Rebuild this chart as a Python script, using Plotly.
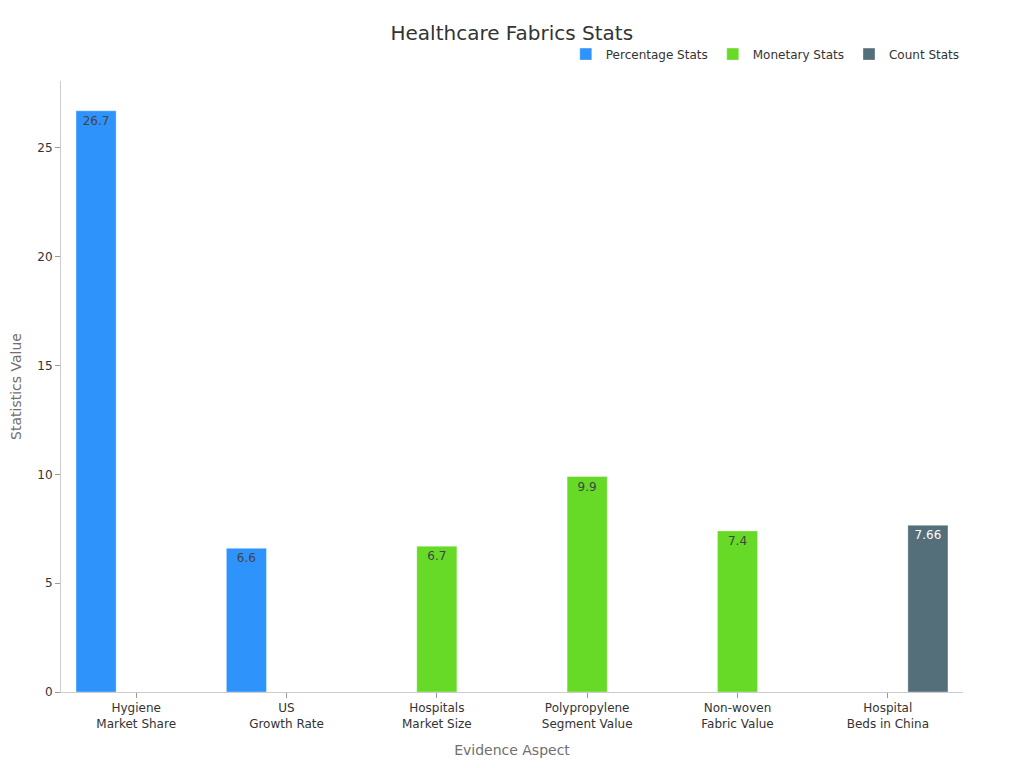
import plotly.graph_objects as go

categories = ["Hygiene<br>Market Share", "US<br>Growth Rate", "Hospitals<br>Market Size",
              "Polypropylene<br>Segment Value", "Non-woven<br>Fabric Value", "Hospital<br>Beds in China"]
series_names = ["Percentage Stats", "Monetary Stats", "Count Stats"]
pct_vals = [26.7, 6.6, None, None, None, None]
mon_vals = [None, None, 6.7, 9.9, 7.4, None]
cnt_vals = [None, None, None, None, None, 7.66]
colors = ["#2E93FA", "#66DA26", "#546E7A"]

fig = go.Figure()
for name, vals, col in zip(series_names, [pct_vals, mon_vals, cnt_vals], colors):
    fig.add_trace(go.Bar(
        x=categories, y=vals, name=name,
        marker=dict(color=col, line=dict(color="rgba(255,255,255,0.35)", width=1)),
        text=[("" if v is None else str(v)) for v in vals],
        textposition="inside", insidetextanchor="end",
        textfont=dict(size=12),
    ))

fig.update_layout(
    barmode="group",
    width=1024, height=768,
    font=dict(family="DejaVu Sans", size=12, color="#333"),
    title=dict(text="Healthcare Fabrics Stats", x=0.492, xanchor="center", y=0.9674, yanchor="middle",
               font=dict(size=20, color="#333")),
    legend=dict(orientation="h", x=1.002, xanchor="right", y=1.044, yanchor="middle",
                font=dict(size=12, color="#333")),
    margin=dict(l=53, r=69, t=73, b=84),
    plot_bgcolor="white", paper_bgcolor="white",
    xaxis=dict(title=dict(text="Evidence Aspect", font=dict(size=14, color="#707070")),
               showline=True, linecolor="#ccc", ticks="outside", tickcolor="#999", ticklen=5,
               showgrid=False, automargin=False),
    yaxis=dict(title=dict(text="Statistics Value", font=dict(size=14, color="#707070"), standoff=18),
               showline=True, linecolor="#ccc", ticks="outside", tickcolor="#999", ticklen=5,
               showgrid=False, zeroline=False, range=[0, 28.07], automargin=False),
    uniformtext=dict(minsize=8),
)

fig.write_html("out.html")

....

Up to and including the line with "import plotly.graph_objects as go", copy the data above from its first line. Skip pictures.

**TASK SOLUTION:**
Rebuild this chart as a Python script, using Plotly.
import plotly.graph_objects as go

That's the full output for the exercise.